Russian news site editor fired after warning over Ukraine coverage

Russian news site editor fired after warning over Ukraine coverage

MOSCOW - Agence France-Presse
The chief editor of one of Russia's oldest and most popular news websites, Lenta.ru, was summarily dismissed Wednesday after a state watchdog warned the site over its interviews with Ukrainian ultra-nationalists.
      
The news portal is known for its detailed coverage of figures in opposition to President Vladimir Putin, including punk rock band Pussy Riot and protest leader Alexei Navalny.        

Owner Alexander Mamut took the decision to fire editor-in-chief Galina Timchenko with immediate effect, the site said in a brief statement that did not give a reason for her dismissal.
      
"This is definitely it now. Thanks, it has been very interesting," Timchenko wrote on Facebook.
      
Timchenko had headed Lenta.ru since 2004 and had worked there since its launch in 1999.
      
She has been replaced by an editor who previously worked for a news website seen as pro-Kremlin.
      
Timchenko's sudden departure comes after a Russian government media watchdog earlier Wednesday issued an official warning to Lenta.ru for "distributing materials of extremist nature."        

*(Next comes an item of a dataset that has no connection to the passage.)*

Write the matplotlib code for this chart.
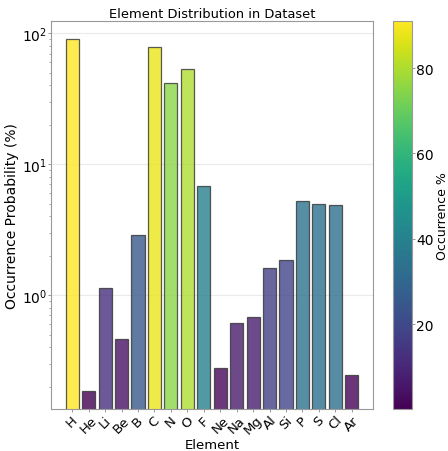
import numpy as np
import matplotlib
matplotlib.use("Agg")
import matplotlib.pyplot as plt
from matplotlib.colors import Normalize
from matplotlib.cm import ScalarMappable

elements = ["H", "He", "Li", "Be", "B", "C", "N", "O", "F", "Ne",
            "Na", "Mg", "Al", "Si", "P", "S", "Cl", "Ar"]
occurrence = [91.0, 0.184, 1.13, 0.46, 2.9, 78.5, 42.0, 53.7, 6.8, 0.277,
              0.61, 0.675, 1.61, 1.87, 5.2, 4.94, 4.92, 0.244]

vals = np.array(occurrence)
cmap = plt.get_cmap("viridis")
lv = np.log1p(vals)
colors = cmap((lv - lv.min()) / (lv.max() - lv.min()))

fig = plt.figure(figsize=(4.48, 4.52), dpi=100)
ax = fig.add_axes([0.1138, 0.0929, 0.7188, 0.8584])
cax = fig.add_axes([0.877, 0.0929, 0.0424, 0.8584])

x = np.arange(len(elements))
ax.bar(x, vals, width=0.8, color=colors, alpha=0.8, edgecolor="#333333", linewidth=0.9)
ax.set_yscale("log")
logv = np.log10(vals)
lo, hi = logv.min(), logv.max()
m = 0.05 * (hi - lo)
ax.set_ylim(10 ** (lo - m), 10 ** (hi + m))
ax.set_xticks(x)
ax.set_xticklabels(elements, rotation=45, fontsize=9.5)
ax.tick_params(axis="both", which="major", length=2, width=0.6, pad=1, color="#888888")
ax.tick_params(axis="both", which="minor", length=1.5, width=0.5, color="#888888")
ax.tick_params(axis="y", labelsize=10)
ax.set_xlabel("Element", fontsize=9.5, labelpad=1)
ax.set_ylabel("Occurrence Probability (%)", fontsize=10, labelpad=2)
ax.set_title("Element Distribution in Dataset", fontsize=9.4, pad=3)
ax.yaxis.grid(True, which="major", color="#dddddd", alpha=0.6, linewidth=0.8)
ax.set_axisbelow(True)
for s in ax.spines.values():
    s.set_color("#999999")

sm = ScalarMappable(cmap=cmap, norm=Normalize(vals.min(), vals.max()))
cb = fig.colorbar(sm, cax=cax)
cb.set_label("Occurrence %", fontsize=9, labelpad=2)
cb.outline.set_edgecolor("#999999")
cb.ax.tick_params(labelsize=10, length=2, width=0.6, pad=1, color="#888888")

fig.savefig("out.png", dpi=100)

It cited an interview with a member of Ukraine's Pravy Sektor, or Right Sector, a far-right radical movement that fought police during protest clashes in Kiev last month, as well as an article quoting the movement's leader Dmytro Yarosh.
      
"In the texts of these materials there are statements aimed at inciting ethnic hatred," the watchdog said in a statement.
      
Two warnings by the watchdog in the course of a year are sufficient grounds to shut down a media outlet.
      
A Moscow court on Wednesday issued an arrest warrant in absentia for Yarosh on suspicion of inciting "terrorism."         

Independent reporters and media obervers responded with dismay to Timchenko's dismissal.
      
"This dismissal is acknowledgement of you as the head of a quality independent outlet," Yevgenia Albats of opposition magazine The New Times wrote on Timchenko's Facebook page.
      
"The whole of the Russian Internet is being wrapped in barbed wire," wrote Pussy Riot band member Maria Alyokhina on Twitter.
      
"I respect Lenta," tweeted former US ambassador Michael McFaul.
      
Russia's media landscape dramatically changed this year when the only state news agency to experiment with a more Western approach to news reporting, RIA Novosti, was abruptly wound up and relaunched under the same editorship as RT television.
      
In an interview with Afisha magazine earlier this year, Timchenko complained that "mass media are put in a situation where you cannot work without constantly watching your back."       

 Mamut is estimated by Forbes magazine to be worth $2.3 billion. He owns the British book shop chain Waterstone's.